• **Provided data**
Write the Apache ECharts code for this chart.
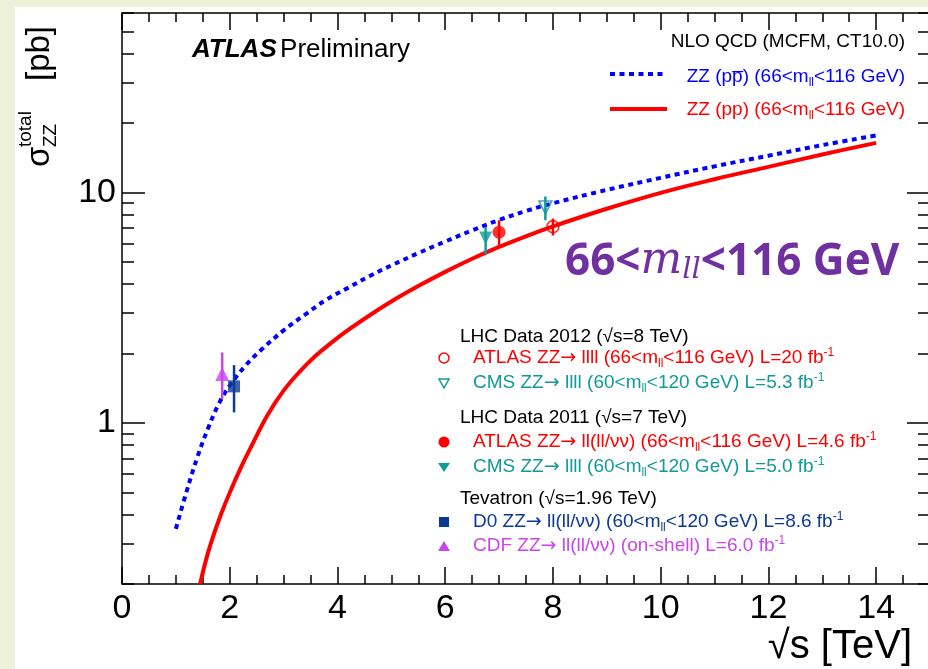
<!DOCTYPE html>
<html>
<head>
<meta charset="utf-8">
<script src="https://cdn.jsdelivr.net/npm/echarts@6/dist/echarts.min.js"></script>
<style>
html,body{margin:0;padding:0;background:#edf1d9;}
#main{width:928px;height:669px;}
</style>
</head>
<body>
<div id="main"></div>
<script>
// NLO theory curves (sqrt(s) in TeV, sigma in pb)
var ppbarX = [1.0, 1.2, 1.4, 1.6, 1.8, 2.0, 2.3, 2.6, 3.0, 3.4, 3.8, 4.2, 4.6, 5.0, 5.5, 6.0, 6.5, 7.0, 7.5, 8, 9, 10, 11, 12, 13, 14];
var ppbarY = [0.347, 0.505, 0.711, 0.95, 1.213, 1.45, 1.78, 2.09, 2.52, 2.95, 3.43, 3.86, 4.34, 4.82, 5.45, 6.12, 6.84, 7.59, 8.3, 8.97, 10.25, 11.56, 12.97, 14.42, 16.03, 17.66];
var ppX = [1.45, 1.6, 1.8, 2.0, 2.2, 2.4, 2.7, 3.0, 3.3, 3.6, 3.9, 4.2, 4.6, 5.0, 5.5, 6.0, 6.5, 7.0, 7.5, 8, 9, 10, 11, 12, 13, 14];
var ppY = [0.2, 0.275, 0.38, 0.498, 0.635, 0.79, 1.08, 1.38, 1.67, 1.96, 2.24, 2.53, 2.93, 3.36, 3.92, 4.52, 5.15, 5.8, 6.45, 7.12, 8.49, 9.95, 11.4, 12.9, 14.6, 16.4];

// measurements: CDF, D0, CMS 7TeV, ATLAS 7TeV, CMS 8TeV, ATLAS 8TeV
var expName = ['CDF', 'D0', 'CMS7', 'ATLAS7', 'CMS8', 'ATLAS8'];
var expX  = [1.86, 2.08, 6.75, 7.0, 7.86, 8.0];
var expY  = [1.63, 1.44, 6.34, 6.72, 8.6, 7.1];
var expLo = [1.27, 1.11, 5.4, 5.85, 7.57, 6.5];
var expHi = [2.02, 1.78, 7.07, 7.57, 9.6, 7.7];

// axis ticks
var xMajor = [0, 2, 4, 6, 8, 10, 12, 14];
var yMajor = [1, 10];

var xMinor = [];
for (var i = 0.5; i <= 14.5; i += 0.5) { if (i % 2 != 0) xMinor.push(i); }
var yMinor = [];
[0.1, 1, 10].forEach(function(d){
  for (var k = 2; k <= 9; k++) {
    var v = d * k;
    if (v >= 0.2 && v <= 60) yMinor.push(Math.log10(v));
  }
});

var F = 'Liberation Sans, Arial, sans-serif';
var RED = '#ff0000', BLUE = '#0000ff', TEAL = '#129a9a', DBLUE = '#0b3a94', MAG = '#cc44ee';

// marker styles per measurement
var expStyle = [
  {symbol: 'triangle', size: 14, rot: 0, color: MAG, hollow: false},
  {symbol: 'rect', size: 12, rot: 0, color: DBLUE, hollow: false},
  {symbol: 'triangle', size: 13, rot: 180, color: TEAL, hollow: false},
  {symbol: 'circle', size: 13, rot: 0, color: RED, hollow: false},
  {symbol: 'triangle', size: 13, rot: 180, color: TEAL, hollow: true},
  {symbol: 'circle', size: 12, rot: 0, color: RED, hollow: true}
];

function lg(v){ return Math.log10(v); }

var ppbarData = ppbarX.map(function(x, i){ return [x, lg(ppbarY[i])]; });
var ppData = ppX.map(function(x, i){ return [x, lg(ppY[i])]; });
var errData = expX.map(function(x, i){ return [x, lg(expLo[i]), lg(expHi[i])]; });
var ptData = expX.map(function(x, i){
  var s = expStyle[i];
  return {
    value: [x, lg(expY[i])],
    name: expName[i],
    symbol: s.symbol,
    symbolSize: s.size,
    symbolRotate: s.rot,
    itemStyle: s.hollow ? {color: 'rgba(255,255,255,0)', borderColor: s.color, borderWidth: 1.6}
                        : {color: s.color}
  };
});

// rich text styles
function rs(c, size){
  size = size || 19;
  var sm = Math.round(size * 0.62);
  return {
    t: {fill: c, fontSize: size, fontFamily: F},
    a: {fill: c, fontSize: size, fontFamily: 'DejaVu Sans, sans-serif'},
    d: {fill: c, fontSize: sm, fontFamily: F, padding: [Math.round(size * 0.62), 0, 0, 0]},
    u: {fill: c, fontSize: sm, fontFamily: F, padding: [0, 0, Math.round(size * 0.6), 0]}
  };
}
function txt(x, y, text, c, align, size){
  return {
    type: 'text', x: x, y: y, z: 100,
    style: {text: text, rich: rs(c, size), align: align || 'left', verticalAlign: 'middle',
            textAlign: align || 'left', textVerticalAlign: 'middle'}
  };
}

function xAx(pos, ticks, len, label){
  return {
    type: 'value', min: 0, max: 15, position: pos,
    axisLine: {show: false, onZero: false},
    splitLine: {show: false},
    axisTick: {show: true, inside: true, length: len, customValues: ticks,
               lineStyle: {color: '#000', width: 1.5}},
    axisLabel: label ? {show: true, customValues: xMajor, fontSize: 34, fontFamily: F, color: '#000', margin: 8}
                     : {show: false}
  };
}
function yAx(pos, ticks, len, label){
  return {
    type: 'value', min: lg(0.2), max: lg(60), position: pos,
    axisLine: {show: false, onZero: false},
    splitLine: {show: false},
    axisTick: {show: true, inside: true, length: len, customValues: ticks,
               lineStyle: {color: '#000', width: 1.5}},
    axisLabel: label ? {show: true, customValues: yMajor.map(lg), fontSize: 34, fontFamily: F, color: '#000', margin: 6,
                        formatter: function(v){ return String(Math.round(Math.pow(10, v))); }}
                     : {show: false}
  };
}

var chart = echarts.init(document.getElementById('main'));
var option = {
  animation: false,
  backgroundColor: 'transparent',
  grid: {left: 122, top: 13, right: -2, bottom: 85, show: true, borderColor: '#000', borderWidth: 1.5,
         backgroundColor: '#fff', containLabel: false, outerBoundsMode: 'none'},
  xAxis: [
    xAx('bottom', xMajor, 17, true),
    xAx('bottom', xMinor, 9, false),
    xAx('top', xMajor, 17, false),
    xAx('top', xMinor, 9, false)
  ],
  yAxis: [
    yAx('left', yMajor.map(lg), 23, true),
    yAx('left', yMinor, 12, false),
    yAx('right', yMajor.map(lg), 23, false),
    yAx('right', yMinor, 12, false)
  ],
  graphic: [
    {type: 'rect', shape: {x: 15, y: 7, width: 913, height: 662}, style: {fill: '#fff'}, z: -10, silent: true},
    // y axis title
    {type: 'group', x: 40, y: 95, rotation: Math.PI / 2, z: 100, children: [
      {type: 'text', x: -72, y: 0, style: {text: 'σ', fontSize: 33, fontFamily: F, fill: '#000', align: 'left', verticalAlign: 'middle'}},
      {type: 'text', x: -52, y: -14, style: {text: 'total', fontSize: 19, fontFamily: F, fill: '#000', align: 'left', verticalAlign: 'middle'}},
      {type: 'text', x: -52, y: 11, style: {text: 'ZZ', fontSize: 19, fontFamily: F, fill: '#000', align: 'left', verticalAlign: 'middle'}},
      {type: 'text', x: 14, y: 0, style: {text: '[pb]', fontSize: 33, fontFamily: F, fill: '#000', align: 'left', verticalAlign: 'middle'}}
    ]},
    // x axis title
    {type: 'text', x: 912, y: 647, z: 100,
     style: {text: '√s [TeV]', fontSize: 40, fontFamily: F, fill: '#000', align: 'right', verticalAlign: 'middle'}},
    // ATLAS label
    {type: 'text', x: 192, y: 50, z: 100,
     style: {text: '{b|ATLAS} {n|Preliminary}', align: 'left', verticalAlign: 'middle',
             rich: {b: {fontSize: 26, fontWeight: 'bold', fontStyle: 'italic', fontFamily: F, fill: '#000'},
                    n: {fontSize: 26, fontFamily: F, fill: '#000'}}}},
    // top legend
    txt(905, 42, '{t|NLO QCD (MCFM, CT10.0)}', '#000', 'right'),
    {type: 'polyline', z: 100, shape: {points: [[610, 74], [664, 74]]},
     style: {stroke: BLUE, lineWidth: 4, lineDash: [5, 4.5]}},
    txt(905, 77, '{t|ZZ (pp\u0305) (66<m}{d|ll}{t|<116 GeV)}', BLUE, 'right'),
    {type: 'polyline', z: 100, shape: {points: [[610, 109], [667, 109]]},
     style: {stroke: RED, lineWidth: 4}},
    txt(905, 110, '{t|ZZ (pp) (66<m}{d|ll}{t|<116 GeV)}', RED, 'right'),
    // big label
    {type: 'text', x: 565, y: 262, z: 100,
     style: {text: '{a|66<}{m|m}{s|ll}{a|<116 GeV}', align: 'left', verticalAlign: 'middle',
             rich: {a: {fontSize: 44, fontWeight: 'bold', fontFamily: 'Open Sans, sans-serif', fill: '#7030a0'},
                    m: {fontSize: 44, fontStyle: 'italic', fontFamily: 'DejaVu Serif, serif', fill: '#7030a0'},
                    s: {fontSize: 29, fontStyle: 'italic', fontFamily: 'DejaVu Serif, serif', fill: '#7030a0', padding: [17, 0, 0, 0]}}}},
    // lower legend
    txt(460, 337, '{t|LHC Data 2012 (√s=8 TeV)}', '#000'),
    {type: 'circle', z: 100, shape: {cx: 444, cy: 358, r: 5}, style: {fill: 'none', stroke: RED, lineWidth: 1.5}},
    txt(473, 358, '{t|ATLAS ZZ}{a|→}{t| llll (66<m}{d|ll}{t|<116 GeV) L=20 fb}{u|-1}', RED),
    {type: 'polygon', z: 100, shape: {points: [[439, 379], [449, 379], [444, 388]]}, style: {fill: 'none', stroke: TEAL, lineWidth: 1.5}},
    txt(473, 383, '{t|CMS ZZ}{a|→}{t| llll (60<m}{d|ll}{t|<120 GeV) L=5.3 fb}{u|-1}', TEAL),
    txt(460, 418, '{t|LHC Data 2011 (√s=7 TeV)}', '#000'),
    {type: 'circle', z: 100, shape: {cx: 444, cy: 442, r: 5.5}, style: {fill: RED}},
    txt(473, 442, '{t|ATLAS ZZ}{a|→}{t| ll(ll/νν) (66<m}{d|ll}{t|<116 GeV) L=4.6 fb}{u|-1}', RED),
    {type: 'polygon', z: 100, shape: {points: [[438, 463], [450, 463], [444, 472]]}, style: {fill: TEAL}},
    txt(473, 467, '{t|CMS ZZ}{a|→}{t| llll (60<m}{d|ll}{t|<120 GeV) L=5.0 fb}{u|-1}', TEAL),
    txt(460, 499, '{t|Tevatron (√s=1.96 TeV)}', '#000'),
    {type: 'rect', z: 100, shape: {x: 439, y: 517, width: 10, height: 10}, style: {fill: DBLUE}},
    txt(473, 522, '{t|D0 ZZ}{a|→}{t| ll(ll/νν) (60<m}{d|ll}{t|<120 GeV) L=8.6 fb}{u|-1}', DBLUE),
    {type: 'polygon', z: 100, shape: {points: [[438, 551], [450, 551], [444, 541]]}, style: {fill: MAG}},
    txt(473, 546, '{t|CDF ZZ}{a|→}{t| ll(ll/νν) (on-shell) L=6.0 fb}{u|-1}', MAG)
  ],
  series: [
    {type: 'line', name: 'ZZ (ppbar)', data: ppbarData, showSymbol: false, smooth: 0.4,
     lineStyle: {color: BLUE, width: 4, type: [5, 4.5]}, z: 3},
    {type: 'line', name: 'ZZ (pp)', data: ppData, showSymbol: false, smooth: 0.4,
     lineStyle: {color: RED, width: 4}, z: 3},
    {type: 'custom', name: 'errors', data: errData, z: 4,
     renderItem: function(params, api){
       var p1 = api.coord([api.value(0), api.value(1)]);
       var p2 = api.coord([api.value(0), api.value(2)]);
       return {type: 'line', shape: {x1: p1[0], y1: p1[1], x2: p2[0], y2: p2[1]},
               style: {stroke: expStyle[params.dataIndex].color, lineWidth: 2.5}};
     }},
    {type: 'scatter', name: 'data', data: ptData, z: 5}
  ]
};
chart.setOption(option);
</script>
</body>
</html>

• **Aim**
Quote, exactly and only, the lines from the first line of the data above through the line containing "12.9, 14.6, 16.4];". The pictures do not belong in it.

• **Solution**
Write the Apache ECharts code for this chart.
<!DOCTYPE html>
<html>
<head>
<meta charset="utf-8">
<script src="https://cdn.jsdelivr.net/npm/echarts@6/dist/echarts.min.js"></script>
<style>
html,body{margin:0;padding:0;background:#edf1d9;}
#main{width:928px;height:669px;}
</style>
</head>
<body>
<div id="main"></div>
<script>
// NLO theory curves (sqrt(s) in TeV, sigma in pb)
var ppbarX = [1.0, 1.2, 1.4, 1.6, 1.8, 2.0, 2.3, 2.6, 3.0, 3.4, 3.8, 4.2, 4.6, 5.0, 5.5, 6.0, 6.5, 7.0, 7.5, 8, 9, 10, 11, 12, 13, 14];
var ppbarY = [0.347, 0.505, 0.711, 0.95, 1.213, 1.45, 1.78, 2.09, 2.52, 2.95, 3.43, 3.86, 4.34, 4.82, 5.45, 6.12, 6.84, 7.59, 8.3, 8.97, 10.25, 11.56, 12.97, 14.42, 16.03, 17.66];
var ppX = [1.45, 1.6, 1.8, 2.0, 2.2, 2.4, 2.7, 3.0, 3.3, 3.6, 3.9, 4.2, 4.6, 5.0, 5.5, 6.0, 6.5, 7.0, 7.5, 8, 9, 10, 11, 12, 13, 14];
var ppY = [0.2, 0.275, 0.38, 0.498, 0.635, 0.79, 1.08, 1.38, 1.67, 1.96, 2.24, 2.53, 2.93, 3.36, 3.92, 4.52, 5.15, 5.8, 6.45, 7.12, 8.49, 9.95, 11.4, 12.9, 14.6, 16.4];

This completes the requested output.